▶ **EXERCISE MATERIALS**
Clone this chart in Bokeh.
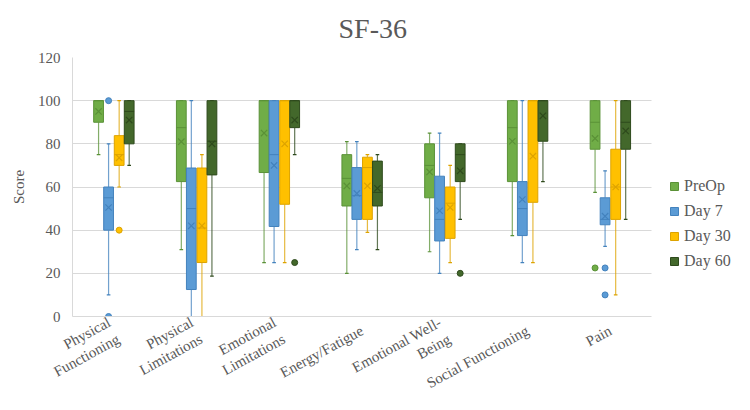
from bokeh.plotting import figure
from bokeh.models import ColumnDataSource, Range1d, FixedTicker, Legend, LegendItem, Title, FactorRange
from bokeh.transform import dodge
from bokeh.embed import file_html
from bokeh.resources import INLINE

categories = ["Physical\nFunctioning", "Physical\nLimitations", "Emotional\nLimitations",
              "Energy/Fatigue", "Emotional Well-\nBeing", "Social Functioning", "Pain"]
series_names = ["PreOp", "Day 7", "Day 30", "Day 60"]
y_ticks = [0, 20, 40, 60, 80, 100, 120]

preop_lower = [75, 31, 25, 20, 30, 37.5, 57.5]
preop_q1 = [90, 62.5, 66.7, 51.2, 55, 62.5, 77.5]
preop_median = [100, 87.5, 100, 64, 70, 87.5, 90]
preop_q3 = [100, 100, 100, 75, 80, 100, 100]
preop_upper = [100, 100, 100, 81, 85, 100, 100]
preop_mean = [95, 81, 85, 60.5, 67, 81.2, 82.5]

day7_lower = [10, 0, 25, 31, 20, 25, 32.5]
day7_q1 = [40, 12.5, 41.7, 45, 35, 37.5, 42.5]
day7_median = [55, 50, 75, 56, 45, 50, 45]
day7_q3 = [60, 68.8, 100, 69, 65, 62.5, 55]
day7_upper = [80, 100, 100, 81, 85, 100, 67.5]
day7_mean = [50.5, 42, 70, 57, 49, 54.2, 46.5]

day30_lower = [60, 0, 25, 39, 25, 25, 10]
day30_q1 = [70, 25, 52, 45, 36.2, 52.9, 45]
day30_median = [75, 41, 100, 69, 52.5, 100, 60]
day30_q3 = [83.8, 68.8, 100, 73.8, 60, 100, 77.5]
day30_upper = [100, 75, 100, 75, 70, 100, 100]
day30_mean = [73.5, 42, 80, 60.5, 50.5, 74.3, 60]

day60_lower = [70, 18.75, 75, 31, 45, 62.5, 45]
day60_q1 = [80, 65.6, 87.5, 51.2, 62.5, 81.2, 77.5]
day60_median = [95, 81.2, 100, 57.5, 75, 100, 90]
day60_q3 = [100, 100, 100, 72, 80, 100, 100]
day60_upper = [100, 100, 100, 75, 80, 100, 100]
day60_mean = [91, 80, 91, 59.4, 67.5, 93, 86]

preop_out_cat = ["Pain"]
preop_out_val = [22.5]
day7_out_cat = ["Physical\nFunctioning", "Physical\nFunctioning", "Pain", "Pain"]
day7_out_val = [100, 0, 22.5, 10]
day30_out_cat = ["Physical\nFunctioning"]
day30_out_val = [40]
day60_out_cat = ["Emotional\nLimitations", "Emotional Well-\nBeing"]
day60_out_val = [25, 20]

stats = [
    (preop_lower, preop_q1, preop_median, preop_q3, preop_upper, preop_mean, preop_out_cat, preop_out_val),
    (day7_lower, day7_q1, day7_median, day7_q3, day7_upper, day7_mean, day7_out_cat, day7_out_val),
    (day30_lower, day30_q1, day30_median, day30_q3, day30_upper, day30_mean, day30_out_cat, day30_out_val),
    (day60_lower, day60_q1, day60_median, day60_q3, day60_upper, day60_mean, day60_out_cat, day60_out_val),
]

fills = ["#70AD47", "#5B9BD5", "#FFC000", "#43682B"]
lines = ["#5A9137", "#4382BD", "#DDA300", "#2E4A1C"]
offsets = [-0.185, -0.064, 0.064, 0.185]
box_w = 0.118
cap = 0.022

FONT = "Liberation Serif"
QFONT = '"Liberation Serif"'
GRAY = "#595959"

# an extra blank slot on the right holds the legend area
x_range = FactorRange(factors=categories + [" "])

p = figure(width=750, height=410, x_range=x_range, y_range=Range1d(0, 120),
           output_backend="svg", toolbar_location=None,
           min_border_left=72, min_border_right=16, min_border_top=57, min_border_bottom=93)
p.outline_line_color = None
p.background_fill_color = "white"
p.border_fill_color = "white"

p.xgrid.grid_line_color = None
p.ygrid.grid_line_color = "#D9D9D9"
p.ygrid.cross_bounds = (0, len(categories))
p.yaxis.ticker = FixedTicker(ticks=y_ticks)
p.xaxis.bounds = (0, len(categories))

p.xaxis.axis_line_color = "#D9D9D9"
p.yaxis.axis_line_color = "#D9D9D9"
p.xaxis.major_tick_line_color = None
p.yaxis.major_tick_line_color = None
p.xaxis.minor_tick_line_color = None
p.yaxis.minor_tick_line_color = None
p.xaxis.major_tick_out = 0
p.yaxis.major_tick_out = 0
p.xaxis.major_tick_in = 0
p.yaxis.major_tick_in = 0
p.xaxis.major_label_text_font = QFONT
p.yaxis.major_label_text_font = QFONT
p.xaxis.major_label_text_font_size = "15px"
p.yaxis.major_label_text_font_size = "15px"
p.xaxis.major_label_text_color = GRAY
p.yaxis.major_label_text_color = GRAY

p.yaxis.axis_label = "Score"
p.yaxis.axis_label_text_font = FONT
p.yaxis.axis_label_text_font_size = "15px"
p.yaxis.axis_label_text_font_style = "normal"
p.yaxis.axis_label_text_color = GRAY
p.yaxis.major_label_standoff = 12
p.yaxis.axis_label_standoff = 8
p.xaxis.major_label_orientation = 0.5
p.xaxis.major_label_standoff = 13

items = []
for i, (lo, q1, med, q3, up, mn, ocat, oval) in enumerate(stats):
    src = ColumnDataSource(dict(cat=categories, lower=lo, q1=q1, median=med, q3=q3, upper=up, mean=mn))
    o = offsets[i]
    xc = dodge("cat", o, range=p.x_range)
    xl = dodge("cat", o - cap, range=p.x_range)
    xr = dodge("cat", o + cap, range=p.x_range)
    xbl = dodge("cat", o - box_w / 2, range=p.x_range)
    xbr = dodge("cat", o + box_w / 2, range=p.x_range)
    p.segment(x0=xc, y0="q3", x1=xc, y1="upper", source=src, line_color=lines[i], line_alpha=0.75, line_width=1.2)
    p.segment(x0=xc, y0="q1", x1=xc, y1="lower", source=src, line_color=lines[i], line_alpha=0.75, line_width=1.2)
    p.segment(x0=xl, y0="upper", x1=xr, y1="upper", source=src, line_color=lines[i], line_width=1.2)
    p.segment(x0=xl, y0="lower", x1=xr, y1="lower", source=src, line_color=lines[i], line_width=1.2)
    r = p.vbar(x=xc, top="q3", bottom="q1", width=box_w, source=src,
               fill_color=fills[i], line_color=lines[i], line_width=1)
    items.append(LegendItem(label=series_names[i], renderers=[r]))
    p.segment(x0=xbl, y0="median", x1=xbr, y1="median", source=src, line_color=lines[i], line_width=1)
    p.scatter(x=xc, y="mean", source=src, marker="x", size=9, line_color=lines[i], line_width=1.2)
    osrc = ColumnDataSource(dict(cat=ocat, val=oval))
    p.scatter(x=dodge("cat", o, range=p.x_range), y="val", source=osrc, marker="circle", size=6,
              fill_color=fills[i], line_color=lines[i], line_width=1)

legend = Legend(items=items, location=(597, 46), orientation="vertical",
                glyph_width=10, glyph_height=10, label_height=10, spacing=7,
                label_standoff=5, padding=0, margin=0,
                border_line_color=None, background_fill_alpha=0,
                label_text_font=FONT, label_text_font_size="16px", label_text_color=GRAY)
p.add_layout(legend)

p.title = Title(text="SF-36", align="left", offset=266, standoff=24, vertical_align="top",
                text_font=FONT, text_font_size="28px", text_font_style="normal", text_color=GRAY)

open("out.html", "w").write(file_html(p, INLINE))
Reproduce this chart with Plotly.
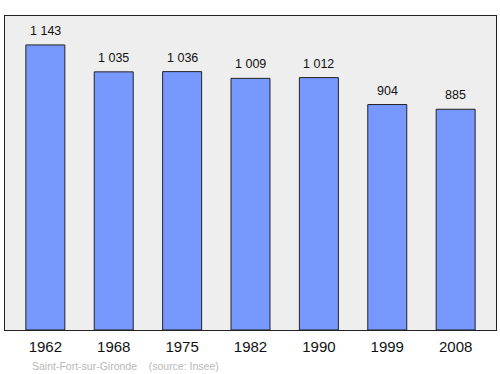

▶ **TASK TO COMPLETE**
Repeat the listing above exactly from its first line to the line containing "from bokeh.resources import INLINE", both included, and omit the pictures.

▶ **WRITTEN SOLUTION**
Clone this chart in Bokeh.
from bokeh.plotting import figure
from bokeh.models import ColumnDataSource, Range1d, FixedTicker, Legend, LegendItem, Title, FactorRange
from bokeh.transform import dodge
from bokeh.embed import file_html
from bokeh.resources import INLINE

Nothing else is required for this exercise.